**REQUIREMENTS:**
Quote all of the data that follows exactly as written, skipping the images.

-- START DATA --

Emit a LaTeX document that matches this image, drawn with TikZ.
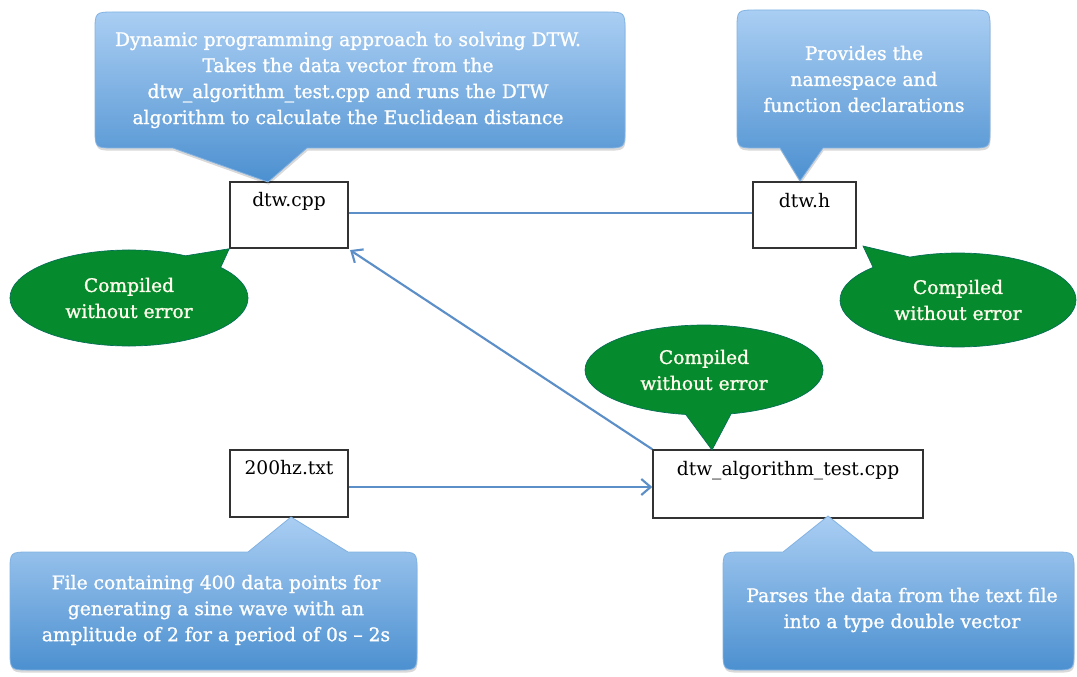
\documentclass[tikz,border=0pt]{standalone}
\usepackage{fontspec}
\setmainfont{DejaVu Serif}
\newfontfamily\callfont[FakeBold=1.2,Ligatures=TeX]{DejaVu Serif}
\usetikzlibrary{shapes.callouts,arrows.meta,shadows}
\definecolor{cbTop}{RGB}{170,206,243}
\definecolor{cbBot}{RGB}{76,144,208}
\definecolor{cbEdge}{RGB}{130,178,226}
\definecolor{cgreen}{RGB}{5,138,45}
\definecolor{ctext}{RGB}{255,253,235}
\definecolor{clink}{RGB}{92,143,200}
\definecolor{cbox}{RGB}{50,50,50}
\newcommand\mycalloutdown[8]{% x1 y1 x2 y2 a b tipx tipy
  \path[bluecall] (#5,#4) -- (#7,#8) -- (#6,#4) -- ({#3-20},#4) .. controls (#3,#4) .. (#3,{#4-20})
    -- (#3,{#2+20}) .. controls (#3,#2) .. ({#3-20},#2) -- ({#1+20},#2) .. controls (#1,#2) .. (#1,{#2+20})
    -- (#1,{#4-20}) .. controls (#1,#4) .. ({#1+20},#4) -- cycle;}
\newcommand\mycalloutup[8]{% x1 y1 x2 y2 a b tipx tipy
  \path[bluecall] (#5,#2) -- (#7,#8) -- (#6,#2) -- ({#3-20},#2) .. controls (#3,#2) .. (#3,{#2+20})
    -- (#3,{#4-20}) .. controls (#3,#4) .. ({#3-20},#4) -- ({#1+20},#4) .. controls (#1,#4) .. (#1,{#4-20})
    -- (#1,{#2+20}) .. controls (#1,#2) .. ({#1+20},#2) -- cycle;}
\tikzset{
  bluecall/.style={top color=cbTop, bottom color=cbBot, draw=cbEdge, line width=0.6pt,
    drop shadow={shadow xshift=0.5pt, shadow yshift=-2pt, opacity=0.15, fill=black}},
  calltext/.style={text=white, align=center, font=\callfont\fontsize{14}{19.5}\selectfont, inner sep=0pt},
  greencall/.style={ellipse callout, fill=cgreen, draw=cgreen!80!blue, line width=0.5pt,
    text=ctext, align=center, font=\callfont\fontsize{14}{19.5}\selectfont, inner sep=0pt,
    callout pointer arc=22},
  filebox/.style={draw=cbox, line width=1.1pt, fill=white, inner sep=0pt},
  boxlabel/.style={font=\fontsize{14}{16}\selectfont, text=black, inner sep=0pt},
  link/.style={draw=clink, line width=1.6pt},
  linkarrow/.style={link, -{Straight Barb[length=7pt,width=12pt,line width=1.6pt]}}
}
\begin{document}
\begin{tikzpicture}[x=0.75pt,y=-0.75pt]
\useasboundingbox (0,0) rectangle (1077,677);

% file boxes
\node[filebox, minimum width=88.5pt, minimum height=49.5pt] (cpp) at (289,215) {};
\node[filebox, minimum width=77.25pt, minimum height=49.5pt] (h) at (804.5,215) {};
\node[filebox, minimum width=88.5pt, minimum height=50.25pt] (txt) at (289,483.5) {};
\node[filebox, minimum width=202.5pt, minimum height=51pt] (test) at (788,484) {};
\node[boxlabel] (cpplbl) at (289,201) {dtw.cpp};
\node[boxlabel] (hlbl) at (804.5,201) {dtw.h};
\node[boxlabel] (txtlbl) at (289,468) {200hz.txt};
\node[boxlabel] (testlbl) at (788,471) {dtw\_algorithm\_test.cpp};

% blue callouts
\mycalloutdown{95}{12}{625}{148}{173}{307}{268}{182}
\node[calltext] (c1) at (348,80) {Dynamic programming approach to solving DTW.\\Takes the data vector from the\\dtw\_algorithm\_test.cpp and runs the DTW\\algorithm to calculate the Euclidean distance};
\mycalloutdown{737}{10}{990}{148}{780}{823}{800}{181}
\node[calltext] (c2) at (864,79) {Provides the\\namespace and\\function declarations};
\mycalloutup{10}{552}{417}{670}{248}{348}{291}{517}
\node[calltext] (c3) at (216,610) {File containing 400 data points for\\generating a sine wave with an\\amplitude of 2 for a period of 0s – 2s};
\mycalloutup{723}{552}{1074}{670}{783}{873}{828}{516}
\node[calltext] (c4) at (902,610) {Parses the data from the text file\\into a type double vector};

% green callouts
\node[greencall, minimum width=178.5pt, minimum height=72pt,
  callout absolute pointer={(cpp.south west)}] (g1) at (129,298) {Compiled\\without error};
\node[greencall, minimum width=177pt, minimum height=70.5pt,
  callout absolute pointer={(863,246)}] (g2) at (958,300) {Compiled\\without error};
\node[greencall, minimum width=178.5pt, minimum height=67.5pt,
  callout absolute pointer={(712,450)}] (g3) at (704,370) {Compiled\\without error};

% connectors
\draw[link] (cpp.east |- 0,213) -- (h.west |- 0,213);
\draw[linkarrow] (txt.east |- 0,487) -- (test.west |- 0,487);
\draw[linkarrow] (test.north west) -- ([xshift=1pt,yshift=-1pt]cpp.south east);
\end{tikzpicture}
\end{document}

-- END DATA --

**COMPLETE RESPONSE:**
Emit a LaTeX document that matches this image, drawn with TikZ.
\documentclass[tikz,border=0pt]{standalone}
\usepackage{fontspec}
\setmainfont{DejaVu Serif}
\newfontfamily\callfont[FakeBold=1.2,Ligatures=TeX]{DejaVu Serif}
\usetikzlibrary{shapes.callouts,arrows.meta,shadows}
\definecolor{cbTop}{RGB}{170,206,243}
\definecolor{cbBot}{RGB}{76,144,208}
\definecolor{cbEdge}{RGB}{130,178,226}
\definecolor{cgreen}{RGB}{5,138,45}
\definecolor{ctext}{RGB}{255,253,235}
\definecolor{clink}{RGB}{92,143,200}
\definecolor{cbox}{RGB}{50,50,50}
\newcommand\mycalloutdown[8]{% x1 y1 x2 y2 a b tipx tipy
  \path[bluecall] (#5,#4) -- (#7,#8) -- (#6,#4) -- ({#3-20},#4) .. controls (#3,#4) .. (#3,{#4-20})
    -- (#3,{#2+20}) .. controls (#3,#2) .. ({#3-20},#2) -- ({#1+20},#2) .. controls (#1,#2) .. (#1,{#2+20})
    -- (#1,{#4-20}) .. controls (#1,#4) .. ({#1+20},#4) -- cycle;}
\newcommand\mycalloutup[8]{% x1 y1 x2 y2 a b tipx tipy
  \path[bluecall] (#5,#2) -- (#7,#8) -- (#6,#2) -- ({#3-20},#2) .. controls (#3,#2) .. (#3,{#2+20})
    -- (#3,{#4-20}) .. controls (#3,#4) .. ({#3-20},#4) -- ({#1+20},#4) .. controls (#1,#4) .. (#1,{#4-20})
    -- (#1,{#2+20}) .. controls (#1,#2) .. ({#1+20},#2) -- cycle;}
\tikzset{
  bluecall/.style={top color=cbTop, bottom color=cbBot, draw=cbEdge, line width=0.6pt,
    drop shadow={shadow xshift=0.5pt, shadow yshift=-2pt, opacity=0.15, fill=black}},
  calltext/.style={text=white, align=center, font=\callfont\fontsize{14}{19.5}\selectfont, inner sep=0pt},
  greencall/.style={ellipse callout, fill=cgreen, draw=cgreen!80!blue, line width=0.5pt,
    text=ctext, align=center, font=\callfont\fontsize{14}{19.5}\selectfont, inner sep=0pt,
    callout pointer arc=22},
  filebox/.style={draw=cbox, line width=1.1pt, fill=white, inner sep=0pt},
  boxlabel/.style={font=\fontsize{14}{16}\selectfont, text=black, inner sep=0pt},
  link/.style={draw=clink, line width=1.6pt},
  linkarrow/.style={link, -{Straight Barb[length=7pt,width=12pt,line width=1.6pt]}}
}
\begin{document}
\begin{tikzpicture}[x=0.75pt,y=-0.75pt]
\useasboundingbox (0,0) rectangle (1077,677);

% file boxes
\node[filebox, minimum width=88.5pt, minimum height=49.5pt] (cpp) at (289,215) {};
\node[filebox, minimum width=77.25pt, minimum height=49.5pt] (h) at (804.5,215) {};
\node[filebox, minimum width=88.5pt, minimum height=50.25pt] (txt) at (289,483.5) {};
\node[filebox, minimum width=202.5pt, minimum height=51pt] (test) at (788,484) {};
\node[boxlabel] (cpplbl) at (289,201) {dtw.cpp};
\node[boxlabel] (hlbl) at (804.5,201) {dtw.h};
\node[boxlabel] (txtlbl) at (289,468) {200hz.txt};
\node[boxlabel] (testlbl) at (788,471) {dtw\_algorithm\_test.cpp};

% blue callouts
\mycalloutdown{95}{12}{625}{148}{173}{307}{268}{182}
\node[calltext] (c1) at (348,80) {Dynamic programming approach to solving DTW.\\Takes the data vector from the\\dtw\_algorithm\_test.cpp and runs the DTW\\algorithm to calculate the Euclidean distance};
\mycalloutdown{737}{10}{990}{148}{780}{823}{800}{181}
\node[calltext] (c2) at (864,79) {Provides the\\namespace and\\function declarations};
\mycalloutup{10}{552}{417}{670}{248}{348}{291}{517}
\node[calltext] (c3) at (216,610) {File containing 400 data points for\\generating a sine wave with an\\amplitude of 2 for a period of 0s – 2s};
\mycalloutup{723}{552}{1074}{670}{783}{873}{828}{516}
\node[calltext] (c4) at (902,610) {Parses the data from the text file\\into a type double vector};

% green callouts
\node[greencall, minimum width=178.5pt, minimum height=72pt,
  callout absolute pointer={(cpp.south west)}] (g1) at (129,298) {Compiled\\without error};
\node[greencall, minimum width=177pt, minimum height=70.5pt,
  callout absolute pointer={(863,246)}] (g2) at (958,300) {Compiled\\without error};
\node[greencall, minimum width=178.5pt, minimum height=67.5pt,
  callout absolute pointer={(712,450)}] (g3) at (704,370) {Compiled\\without error};

% connectors
\draw[link] (cpp.east |- 0,213) -- (h.west |- 0,213);
\draw[linkarrow] (txt.east |- 0,487) -- (test.west |- 0,487);
\draw[linkarrow] (test.north west) -- ([xshift=1pt,yshift=-1pt]cpp.south east);
\end{tikzpicture}
\end{document}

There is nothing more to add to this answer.